Stated exercise ::
How many lines in these records hold the string "with"? State only that number.

## BEGIN Dataset records

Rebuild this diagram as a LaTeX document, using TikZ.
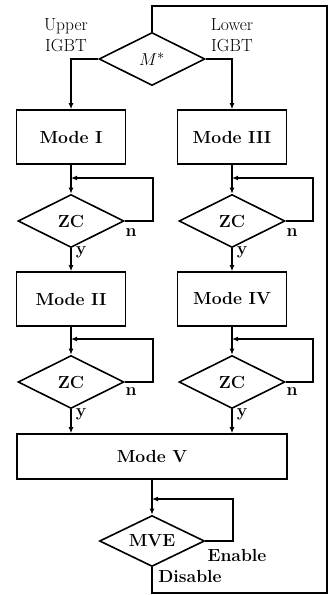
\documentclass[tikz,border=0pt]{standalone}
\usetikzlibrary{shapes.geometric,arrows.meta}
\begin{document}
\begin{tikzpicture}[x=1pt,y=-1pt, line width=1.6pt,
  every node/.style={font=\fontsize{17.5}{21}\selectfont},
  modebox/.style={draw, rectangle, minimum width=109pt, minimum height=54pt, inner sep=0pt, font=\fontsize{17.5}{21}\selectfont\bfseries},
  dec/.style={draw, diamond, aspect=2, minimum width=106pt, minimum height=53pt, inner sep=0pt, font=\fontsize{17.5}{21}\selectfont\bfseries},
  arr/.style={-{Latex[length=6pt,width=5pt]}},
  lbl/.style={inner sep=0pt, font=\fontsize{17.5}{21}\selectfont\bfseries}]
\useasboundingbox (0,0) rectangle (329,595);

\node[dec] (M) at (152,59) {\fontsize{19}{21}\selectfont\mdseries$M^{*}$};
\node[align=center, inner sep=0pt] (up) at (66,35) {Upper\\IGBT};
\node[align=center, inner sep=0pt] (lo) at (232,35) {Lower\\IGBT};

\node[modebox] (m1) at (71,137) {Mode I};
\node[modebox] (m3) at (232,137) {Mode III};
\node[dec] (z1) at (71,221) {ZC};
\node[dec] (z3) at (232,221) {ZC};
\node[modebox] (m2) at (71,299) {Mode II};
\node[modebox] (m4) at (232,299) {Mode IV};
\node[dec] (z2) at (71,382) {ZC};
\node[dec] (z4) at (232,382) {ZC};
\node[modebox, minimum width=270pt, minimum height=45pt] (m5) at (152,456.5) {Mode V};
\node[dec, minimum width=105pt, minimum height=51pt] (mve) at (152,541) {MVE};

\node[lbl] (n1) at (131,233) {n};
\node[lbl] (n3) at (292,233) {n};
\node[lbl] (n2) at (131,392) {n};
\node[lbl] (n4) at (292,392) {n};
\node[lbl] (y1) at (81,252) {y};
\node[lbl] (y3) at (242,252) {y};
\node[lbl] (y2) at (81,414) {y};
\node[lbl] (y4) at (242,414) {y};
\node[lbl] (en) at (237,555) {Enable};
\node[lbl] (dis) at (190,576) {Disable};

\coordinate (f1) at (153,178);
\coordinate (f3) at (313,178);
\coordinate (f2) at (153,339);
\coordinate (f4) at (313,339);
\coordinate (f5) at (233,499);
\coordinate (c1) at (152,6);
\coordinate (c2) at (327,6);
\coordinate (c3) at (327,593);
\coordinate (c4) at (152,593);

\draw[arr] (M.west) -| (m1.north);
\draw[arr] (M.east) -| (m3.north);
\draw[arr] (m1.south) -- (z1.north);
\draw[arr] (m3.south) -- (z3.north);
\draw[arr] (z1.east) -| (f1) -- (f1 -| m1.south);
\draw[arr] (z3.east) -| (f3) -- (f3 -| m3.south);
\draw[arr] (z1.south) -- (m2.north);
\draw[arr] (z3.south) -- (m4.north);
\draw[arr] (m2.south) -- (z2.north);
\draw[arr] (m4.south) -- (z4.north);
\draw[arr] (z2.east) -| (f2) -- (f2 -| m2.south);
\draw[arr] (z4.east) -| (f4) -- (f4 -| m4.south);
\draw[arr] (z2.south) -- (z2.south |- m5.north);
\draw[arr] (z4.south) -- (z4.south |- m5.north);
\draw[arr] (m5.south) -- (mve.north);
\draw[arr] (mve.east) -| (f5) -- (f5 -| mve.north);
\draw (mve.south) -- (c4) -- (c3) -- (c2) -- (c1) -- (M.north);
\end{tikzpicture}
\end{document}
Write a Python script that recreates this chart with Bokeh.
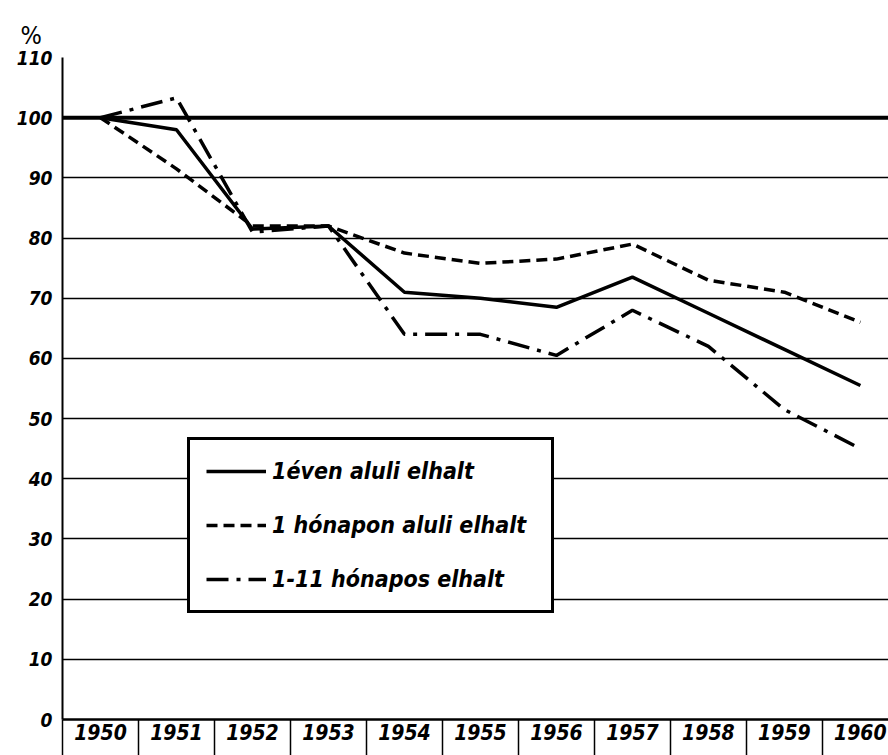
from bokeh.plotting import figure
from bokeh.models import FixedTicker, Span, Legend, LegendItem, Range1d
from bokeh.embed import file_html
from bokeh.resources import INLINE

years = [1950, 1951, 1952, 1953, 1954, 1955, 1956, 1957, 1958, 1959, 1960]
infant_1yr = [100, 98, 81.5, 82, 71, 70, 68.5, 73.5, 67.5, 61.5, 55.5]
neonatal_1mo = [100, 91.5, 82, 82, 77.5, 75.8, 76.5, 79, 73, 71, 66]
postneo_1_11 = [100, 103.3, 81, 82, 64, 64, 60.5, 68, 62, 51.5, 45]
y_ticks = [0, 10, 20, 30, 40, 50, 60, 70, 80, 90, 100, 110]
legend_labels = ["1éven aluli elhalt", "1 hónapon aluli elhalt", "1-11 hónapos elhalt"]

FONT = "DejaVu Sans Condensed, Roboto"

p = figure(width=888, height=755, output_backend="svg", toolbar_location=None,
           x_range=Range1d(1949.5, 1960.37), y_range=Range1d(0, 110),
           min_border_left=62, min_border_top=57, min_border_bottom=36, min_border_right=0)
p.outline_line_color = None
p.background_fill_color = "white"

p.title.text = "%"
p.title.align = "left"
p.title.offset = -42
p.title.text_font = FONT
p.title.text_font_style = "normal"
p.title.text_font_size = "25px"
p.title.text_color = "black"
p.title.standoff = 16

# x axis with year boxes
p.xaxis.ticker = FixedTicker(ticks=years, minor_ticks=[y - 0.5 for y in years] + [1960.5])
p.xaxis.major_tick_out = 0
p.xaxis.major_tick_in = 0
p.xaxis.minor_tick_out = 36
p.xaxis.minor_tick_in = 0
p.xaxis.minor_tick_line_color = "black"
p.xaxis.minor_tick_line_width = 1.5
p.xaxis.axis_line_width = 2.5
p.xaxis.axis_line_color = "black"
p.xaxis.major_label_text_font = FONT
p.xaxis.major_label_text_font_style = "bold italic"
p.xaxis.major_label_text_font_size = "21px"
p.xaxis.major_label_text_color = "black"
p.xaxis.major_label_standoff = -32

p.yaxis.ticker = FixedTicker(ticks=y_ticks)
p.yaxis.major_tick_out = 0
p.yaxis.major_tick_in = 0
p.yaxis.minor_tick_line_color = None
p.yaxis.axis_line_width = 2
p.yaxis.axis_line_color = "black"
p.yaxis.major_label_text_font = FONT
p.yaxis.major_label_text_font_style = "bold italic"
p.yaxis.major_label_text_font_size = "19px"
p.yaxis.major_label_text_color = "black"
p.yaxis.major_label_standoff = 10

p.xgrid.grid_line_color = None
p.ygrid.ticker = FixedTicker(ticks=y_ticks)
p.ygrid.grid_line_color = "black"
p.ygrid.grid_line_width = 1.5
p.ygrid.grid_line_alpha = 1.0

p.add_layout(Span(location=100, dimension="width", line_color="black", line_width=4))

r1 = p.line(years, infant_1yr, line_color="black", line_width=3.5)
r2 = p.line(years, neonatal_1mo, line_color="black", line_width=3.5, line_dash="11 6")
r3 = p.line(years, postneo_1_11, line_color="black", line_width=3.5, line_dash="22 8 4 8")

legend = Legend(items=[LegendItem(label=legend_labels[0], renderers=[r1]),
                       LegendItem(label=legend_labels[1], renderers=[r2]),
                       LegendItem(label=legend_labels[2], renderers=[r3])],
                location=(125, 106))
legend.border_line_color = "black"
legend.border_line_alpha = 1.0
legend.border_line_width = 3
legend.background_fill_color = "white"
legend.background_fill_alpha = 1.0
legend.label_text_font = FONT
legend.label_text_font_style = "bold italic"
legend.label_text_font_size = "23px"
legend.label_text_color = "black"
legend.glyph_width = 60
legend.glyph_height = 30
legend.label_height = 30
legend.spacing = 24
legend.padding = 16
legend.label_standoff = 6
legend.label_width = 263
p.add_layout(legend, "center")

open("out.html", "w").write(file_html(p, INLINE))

## END Dataset records
## BEGIN Dataset records

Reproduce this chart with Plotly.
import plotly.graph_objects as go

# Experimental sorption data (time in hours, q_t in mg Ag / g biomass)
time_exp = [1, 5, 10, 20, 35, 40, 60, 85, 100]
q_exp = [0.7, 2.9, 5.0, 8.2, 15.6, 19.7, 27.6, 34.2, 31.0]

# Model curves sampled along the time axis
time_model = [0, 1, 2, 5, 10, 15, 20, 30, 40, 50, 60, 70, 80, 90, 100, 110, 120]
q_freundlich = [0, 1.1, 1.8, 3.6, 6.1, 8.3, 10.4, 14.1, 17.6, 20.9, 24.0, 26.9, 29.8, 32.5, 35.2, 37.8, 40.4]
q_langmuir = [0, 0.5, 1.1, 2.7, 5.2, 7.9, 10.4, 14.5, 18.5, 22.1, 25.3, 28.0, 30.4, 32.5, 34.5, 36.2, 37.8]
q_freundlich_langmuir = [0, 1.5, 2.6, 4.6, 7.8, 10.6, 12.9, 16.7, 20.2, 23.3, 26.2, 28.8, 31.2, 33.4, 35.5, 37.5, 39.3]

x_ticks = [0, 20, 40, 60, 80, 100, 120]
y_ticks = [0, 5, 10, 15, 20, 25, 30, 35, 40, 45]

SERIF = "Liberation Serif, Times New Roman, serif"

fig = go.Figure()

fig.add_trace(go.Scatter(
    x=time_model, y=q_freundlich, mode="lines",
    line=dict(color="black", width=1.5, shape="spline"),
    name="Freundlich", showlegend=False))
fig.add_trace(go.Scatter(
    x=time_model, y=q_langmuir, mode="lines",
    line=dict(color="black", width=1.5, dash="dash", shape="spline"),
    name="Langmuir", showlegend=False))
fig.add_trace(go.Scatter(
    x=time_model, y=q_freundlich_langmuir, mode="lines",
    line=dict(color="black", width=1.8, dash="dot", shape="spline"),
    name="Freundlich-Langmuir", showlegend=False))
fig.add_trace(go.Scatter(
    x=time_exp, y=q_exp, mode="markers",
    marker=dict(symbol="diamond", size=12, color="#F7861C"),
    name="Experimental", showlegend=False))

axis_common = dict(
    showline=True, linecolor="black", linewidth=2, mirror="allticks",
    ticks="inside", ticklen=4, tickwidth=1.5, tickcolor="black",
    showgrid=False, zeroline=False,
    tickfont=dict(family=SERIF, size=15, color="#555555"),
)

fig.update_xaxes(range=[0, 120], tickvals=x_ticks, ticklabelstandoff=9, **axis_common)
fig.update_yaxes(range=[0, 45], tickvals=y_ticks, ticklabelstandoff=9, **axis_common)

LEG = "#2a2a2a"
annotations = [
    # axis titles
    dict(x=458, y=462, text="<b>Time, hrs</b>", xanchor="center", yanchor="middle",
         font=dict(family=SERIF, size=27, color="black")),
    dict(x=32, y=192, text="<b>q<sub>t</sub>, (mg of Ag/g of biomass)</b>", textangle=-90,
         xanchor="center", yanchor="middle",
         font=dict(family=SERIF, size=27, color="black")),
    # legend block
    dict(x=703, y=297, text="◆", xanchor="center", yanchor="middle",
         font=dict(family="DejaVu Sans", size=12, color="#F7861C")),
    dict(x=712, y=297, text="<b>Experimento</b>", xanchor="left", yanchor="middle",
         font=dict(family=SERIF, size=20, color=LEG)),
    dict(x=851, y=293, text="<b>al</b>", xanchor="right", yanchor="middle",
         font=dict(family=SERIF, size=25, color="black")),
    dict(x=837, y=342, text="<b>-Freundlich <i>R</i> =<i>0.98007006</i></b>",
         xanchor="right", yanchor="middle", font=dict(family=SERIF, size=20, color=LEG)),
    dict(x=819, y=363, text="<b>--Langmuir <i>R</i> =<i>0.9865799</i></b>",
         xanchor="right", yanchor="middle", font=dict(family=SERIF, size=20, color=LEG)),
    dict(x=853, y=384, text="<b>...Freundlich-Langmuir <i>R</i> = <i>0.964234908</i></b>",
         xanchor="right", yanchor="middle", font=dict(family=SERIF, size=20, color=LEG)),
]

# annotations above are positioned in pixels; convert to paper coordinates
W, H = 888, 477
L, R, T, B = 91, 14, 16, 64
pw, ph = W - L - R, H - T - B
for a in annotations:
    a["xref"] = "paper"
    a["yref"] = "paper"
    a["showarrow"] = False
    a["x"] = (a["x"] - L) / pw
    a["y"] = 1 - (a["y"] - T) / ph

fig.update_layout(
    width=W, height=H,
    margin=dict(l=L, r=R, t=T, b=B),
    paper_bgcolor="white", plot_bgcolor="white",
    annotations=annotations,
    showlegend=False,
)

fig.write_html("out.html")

## END Dataset records
## BEGIN Dataset records

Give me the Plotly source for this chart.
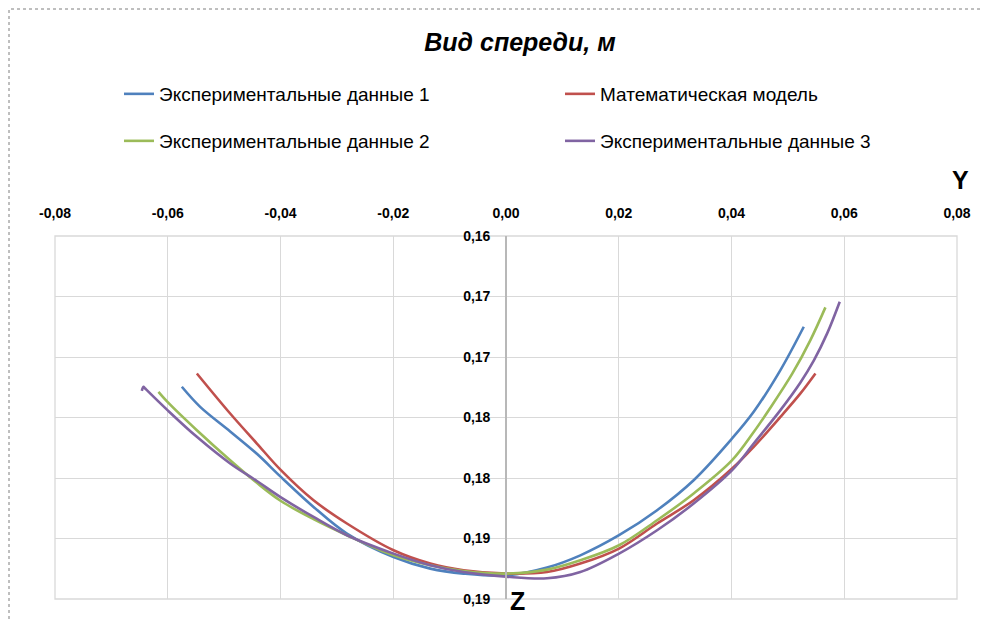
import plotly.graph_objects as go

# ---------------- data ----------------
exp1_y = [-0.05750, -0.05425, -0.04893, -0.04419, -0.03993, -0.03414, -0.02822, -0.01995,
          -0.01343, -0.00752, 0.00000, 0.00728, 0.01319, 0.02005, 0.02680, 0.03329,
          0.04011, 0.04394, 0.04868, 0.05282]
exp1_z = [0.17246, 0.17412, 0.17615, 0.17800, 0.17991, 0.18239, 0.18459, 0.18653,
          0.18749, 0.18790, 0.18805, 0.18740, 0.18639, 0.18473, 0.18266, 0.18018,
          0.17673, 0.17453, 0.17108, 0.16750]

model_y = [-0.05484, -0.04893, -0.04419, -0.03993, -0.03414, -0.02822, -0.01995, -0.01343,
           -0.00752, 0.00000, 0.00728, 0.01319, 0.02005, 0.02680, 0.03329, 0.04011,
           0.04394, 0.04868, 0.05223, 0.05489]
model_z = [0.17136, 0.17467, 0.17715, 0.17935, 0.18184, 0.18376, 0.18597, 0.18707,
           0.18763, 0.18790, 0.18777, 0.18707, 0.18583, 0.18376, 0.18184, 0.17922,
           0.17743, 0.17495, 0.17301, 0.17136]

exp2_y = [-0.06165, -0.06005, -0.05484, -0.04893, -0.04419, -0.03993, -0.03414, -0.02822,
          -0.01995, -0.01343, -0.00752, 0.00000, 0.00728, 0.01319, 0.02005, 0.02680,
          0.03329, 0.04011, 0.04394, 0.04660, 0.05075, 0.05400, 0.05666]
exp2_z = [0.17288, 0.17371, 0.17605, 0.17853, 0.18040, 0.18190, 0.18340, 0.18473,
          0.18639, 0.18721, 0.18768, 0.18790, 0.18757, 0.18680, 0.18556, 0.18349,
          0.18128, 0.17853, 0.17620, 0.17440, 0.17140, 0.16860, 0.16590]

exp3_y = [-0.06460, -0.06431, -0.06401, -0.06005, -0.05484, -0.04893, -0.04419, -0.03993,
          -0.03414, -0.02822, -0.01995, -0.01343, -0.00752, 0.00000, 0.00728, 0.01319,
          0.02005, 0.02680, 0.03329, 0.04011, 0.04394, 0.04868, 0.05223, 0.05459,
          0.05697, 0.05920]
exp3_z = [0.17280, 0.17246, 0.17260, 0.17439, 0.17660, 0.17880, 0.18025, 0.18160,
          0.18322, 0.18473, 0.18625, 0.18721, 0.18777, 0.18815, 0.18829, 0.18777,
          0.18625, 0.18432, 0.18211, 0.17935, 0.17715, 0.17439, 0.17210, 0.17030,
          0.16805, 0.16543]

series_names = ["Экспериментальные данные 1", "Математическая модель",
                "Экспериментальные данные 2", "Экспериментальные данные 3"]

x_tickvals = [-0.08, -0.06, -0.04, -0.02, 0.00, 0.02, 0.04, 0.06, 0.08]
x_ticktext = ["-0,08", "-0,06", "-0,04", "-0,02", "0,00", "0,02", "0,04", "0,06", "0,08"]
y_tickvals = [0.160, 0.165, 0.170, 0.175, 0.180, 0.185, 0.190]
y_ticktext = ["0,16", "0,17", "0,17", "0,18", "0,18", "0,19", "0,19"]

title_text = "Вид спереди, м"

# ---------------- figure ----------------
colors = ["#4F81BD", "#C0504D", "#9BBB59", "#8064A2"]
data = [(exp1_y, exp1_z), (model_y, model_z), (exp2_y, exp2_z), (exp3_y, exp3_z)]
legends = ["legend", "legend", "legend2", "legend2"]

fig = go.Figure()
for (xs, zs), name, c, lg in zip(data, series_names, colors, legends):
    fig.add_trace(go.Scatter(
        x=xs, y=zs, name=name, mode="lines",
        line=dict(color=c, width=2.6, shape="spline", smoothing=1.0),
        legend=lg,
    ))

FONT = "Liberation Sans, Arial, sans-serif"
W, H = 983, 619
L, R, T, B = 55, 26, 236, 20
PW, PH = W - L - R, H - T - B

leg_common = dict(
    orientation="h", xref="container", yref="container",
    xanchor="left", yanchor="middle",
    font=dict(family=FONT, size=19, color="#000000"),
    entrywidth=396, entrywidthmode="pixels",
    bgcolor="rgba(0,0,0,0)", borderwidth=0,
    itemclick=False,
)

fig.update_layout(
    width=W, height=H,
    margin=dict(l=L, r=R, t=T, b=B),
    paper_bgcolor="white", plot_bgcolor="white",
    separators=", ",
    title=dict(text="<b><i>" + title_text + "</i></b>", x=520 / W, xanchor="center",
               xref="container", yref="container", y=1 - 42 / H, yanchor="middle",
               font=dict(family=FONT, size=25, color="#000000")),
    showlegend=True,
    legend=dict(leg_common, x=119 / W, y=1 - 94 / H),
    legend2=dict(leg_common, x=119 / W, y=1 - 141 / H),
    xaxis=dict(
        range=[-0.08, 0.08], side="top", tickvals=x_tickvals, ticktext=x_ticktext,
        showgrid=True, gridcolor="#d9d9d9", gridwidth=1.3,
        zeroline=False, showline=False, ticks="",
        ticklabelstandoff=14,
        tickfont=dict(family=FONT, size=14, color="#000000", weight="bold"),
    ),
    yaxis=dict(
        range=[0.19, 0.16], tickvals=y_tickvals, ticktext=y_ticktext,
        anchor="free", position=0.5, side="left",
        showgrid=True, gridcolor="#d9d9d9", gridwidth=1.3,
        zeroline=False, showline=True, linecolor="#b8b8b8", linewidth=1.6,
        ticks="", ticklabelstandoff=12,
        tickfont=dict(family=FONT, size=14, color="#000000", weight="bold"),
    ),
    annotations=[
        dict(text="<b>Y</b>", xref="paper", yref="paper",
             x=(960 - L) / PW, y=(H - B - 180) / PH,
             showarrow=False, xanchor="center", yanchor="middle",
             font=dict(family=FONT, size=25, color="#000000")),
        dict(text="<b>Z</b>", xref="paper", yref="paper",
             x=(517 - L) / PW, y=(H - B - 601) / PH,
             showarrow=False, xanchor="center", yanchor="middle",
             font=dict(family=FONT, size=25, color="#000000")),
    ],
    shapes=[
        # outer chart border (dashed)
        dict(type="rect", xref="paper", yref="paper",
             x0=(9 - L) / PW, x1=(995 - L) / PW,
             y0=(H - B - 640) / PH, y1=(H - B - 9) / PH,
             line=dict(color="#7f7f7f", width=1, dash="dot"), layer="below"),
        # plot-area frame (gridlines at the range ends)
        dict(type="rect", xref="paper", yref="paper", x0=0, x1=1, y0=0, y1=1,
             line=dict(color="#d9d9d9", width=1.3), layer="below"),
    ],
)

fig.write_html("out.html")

## END Dataset records

Output for this task ::
3